**Records for the exercise**

'''

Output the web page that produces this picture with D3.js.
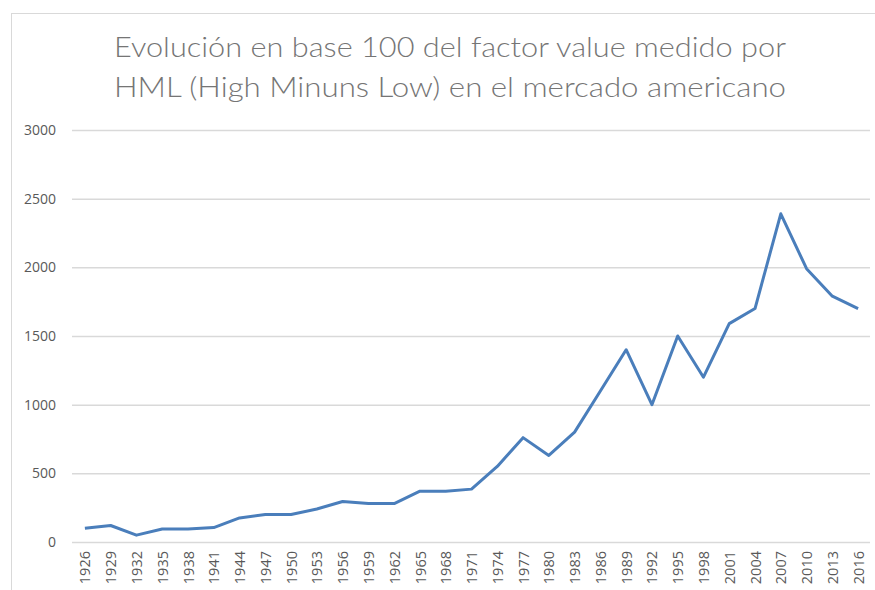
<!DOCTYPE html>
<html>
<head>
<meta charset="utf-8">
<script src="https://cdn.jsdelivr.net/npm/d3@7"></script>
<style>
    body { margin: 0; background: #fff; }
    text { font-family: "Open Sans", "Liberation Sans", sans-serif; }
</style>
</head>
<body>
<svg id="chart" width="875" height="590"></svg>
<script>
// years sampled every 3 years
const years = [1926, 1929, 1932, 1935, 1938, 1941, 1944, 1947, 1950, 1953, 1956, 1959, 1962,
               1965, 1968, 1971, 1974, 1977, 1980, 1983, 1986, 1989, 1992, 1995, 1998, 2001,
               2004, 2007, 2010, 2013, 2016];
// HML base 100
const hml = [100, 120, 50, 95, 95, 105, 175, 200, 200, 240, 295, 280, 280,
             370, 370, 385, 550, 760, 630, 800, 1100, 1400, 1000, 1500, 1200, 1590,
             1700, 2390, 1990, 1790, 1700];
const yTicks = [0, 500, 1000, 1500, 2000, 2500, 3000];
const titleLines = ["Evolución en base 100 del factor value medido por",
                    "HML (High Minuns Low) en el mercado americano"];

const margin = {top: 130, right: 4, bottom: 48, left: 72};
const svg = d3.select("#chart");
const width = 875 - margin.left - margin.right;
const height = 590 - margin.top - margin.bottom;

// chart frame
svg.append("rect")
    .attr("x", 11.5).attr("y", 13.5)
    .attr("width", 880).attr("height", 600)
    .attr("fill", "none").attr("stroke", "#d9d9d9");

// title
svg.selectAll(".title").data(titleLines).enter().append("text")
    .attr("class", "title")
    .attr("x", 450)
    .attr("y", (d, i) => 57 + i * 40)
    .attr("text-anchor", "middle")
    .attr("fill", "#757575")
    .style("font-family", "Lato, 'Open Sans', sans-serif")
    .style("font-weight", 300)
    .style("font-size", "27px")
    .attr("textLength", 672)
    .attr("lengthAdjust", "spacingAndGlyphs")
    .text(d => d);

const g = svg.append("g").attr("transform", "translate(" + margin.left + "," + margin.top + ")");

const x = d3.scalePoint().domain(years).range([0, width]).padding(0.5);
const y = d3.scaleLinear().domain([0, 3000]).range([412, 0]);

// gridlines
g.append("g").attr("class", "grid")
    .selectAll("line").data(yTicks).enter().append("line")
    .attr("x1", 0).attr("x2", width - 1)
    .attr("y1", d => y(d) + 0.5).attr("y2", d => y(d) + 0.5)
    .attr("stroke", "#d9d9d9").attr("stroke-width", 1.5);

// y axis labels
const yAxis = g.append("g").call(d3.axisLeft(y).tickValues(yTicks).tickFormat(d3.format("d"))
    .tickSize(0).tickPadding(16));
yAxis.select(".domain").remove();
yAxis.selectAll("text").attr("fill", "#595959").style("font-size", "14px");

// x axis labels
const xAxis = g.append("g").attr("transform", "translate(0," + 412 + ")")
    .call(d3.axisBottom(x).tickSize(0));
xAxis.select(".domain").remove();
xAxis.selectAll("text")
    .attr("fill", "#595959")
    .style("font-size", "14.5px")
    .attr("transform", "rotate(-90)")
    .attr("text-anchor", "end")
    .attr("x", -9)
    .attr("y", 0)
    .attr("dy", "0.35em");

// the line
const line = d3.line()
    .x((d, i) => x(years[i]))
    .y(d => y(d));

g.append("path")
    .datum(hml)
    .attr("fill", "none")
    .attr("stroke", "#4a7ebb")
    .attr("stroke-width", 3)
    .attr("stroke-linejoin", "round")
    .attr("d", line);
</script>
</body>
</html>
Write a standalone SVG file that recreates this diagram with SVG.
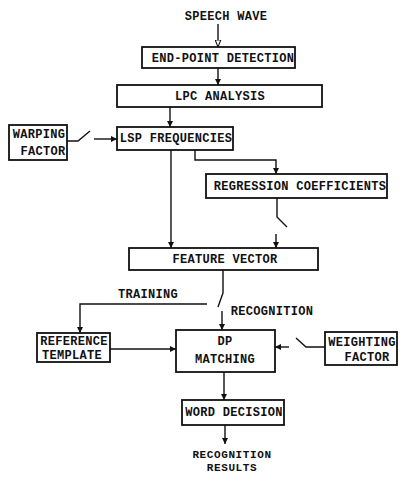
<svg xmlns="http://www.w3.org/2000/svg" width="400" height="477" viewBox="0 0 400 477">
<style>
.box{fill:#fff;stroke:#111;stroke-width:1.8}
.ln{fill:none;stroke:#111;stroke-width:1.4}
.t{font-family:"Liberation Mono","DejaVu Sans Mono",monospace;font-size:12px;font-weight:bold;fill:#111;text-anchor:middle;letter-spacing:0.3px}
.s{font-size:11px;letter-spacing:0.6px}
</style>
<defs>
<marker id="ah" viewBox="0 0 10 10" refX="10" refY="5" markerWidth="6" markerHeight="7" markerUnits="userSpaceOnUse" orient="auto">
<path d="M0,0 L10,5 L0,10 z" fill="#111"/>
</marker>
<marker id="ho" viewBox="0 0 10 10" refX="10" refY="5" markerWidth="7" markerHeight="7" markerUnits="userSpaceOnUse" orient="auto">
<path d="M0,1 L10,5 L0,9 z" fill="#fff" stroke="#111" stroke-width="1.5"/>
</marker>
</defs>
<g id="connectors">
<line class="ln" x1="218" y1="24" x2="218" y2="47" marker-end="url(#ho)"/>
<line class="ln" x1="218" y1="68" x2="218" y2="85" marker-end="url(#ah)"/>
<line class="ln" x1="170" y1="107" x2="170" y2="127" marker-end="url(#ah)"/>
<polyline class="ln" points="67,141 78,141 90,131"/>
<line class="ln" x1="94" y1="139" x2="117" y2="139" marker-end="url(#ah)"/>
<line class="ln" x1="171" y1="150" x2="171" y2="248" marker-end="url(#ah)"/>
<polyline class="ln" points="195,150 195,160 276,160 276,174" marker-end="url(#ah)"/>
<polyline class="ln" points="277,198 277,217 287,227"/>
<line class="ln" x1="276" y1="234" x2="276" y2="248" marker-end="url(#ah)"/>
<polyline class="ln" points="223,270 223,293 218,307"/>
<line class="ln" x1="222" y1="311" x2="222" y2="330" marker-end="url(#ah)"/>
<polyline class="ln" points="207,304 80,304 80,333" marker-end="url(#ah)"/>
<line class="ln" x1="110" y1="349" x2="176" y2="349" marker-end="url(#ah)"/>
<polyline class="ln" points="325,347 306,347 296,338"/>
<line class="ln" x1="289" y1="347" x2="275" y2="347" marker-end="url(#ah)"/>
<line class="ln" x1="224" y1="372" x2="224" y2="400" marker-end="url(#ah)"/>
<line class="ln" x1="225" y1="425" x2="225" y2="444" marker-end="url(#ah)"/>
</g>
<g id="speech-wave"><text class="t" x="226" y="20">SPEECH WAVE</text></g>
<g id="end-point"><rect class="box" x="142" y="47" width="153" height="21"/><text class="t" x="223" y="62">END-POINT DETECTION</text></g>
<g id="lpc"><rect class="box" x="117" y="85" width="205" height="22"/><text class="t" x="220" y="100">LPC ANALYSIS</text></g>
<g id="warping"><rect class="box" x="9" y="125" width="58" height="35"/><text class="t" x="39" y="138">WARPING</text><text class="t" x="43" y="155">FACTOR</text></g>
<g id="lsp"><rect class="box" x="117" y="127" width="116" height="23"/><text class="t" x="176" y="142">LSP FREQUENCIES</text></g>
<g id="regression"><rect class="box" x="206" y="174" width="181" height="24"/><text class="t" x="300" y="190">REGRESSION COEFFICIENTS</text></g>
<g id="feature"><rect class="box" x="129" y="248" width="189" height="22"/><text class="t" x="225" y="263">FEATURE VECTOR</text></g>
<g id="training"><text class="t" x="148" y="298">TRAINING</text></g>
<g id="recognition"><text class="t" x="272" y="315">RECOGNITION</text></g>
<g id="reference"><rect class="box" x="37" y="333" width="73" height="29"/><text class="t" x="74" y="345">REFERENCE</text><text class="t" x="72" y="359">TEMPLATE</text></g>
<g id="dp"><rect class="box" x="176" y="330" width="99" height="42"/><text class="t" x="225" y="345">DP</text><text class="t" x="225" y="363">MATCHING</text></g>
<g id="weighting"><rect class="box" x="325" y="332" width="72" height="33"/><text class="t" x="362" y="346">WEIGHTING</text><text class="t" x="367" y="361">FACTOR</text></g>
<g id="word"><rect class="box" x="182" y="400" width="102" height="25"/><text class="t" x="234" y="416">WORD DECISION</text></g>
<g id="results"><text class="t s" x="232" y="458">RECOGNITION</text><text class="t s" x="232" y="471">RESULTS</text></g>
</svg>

'''

**Problem description**
Determine how many lines above contain "this" as a word or string. Give the number alone.

**Task result**
2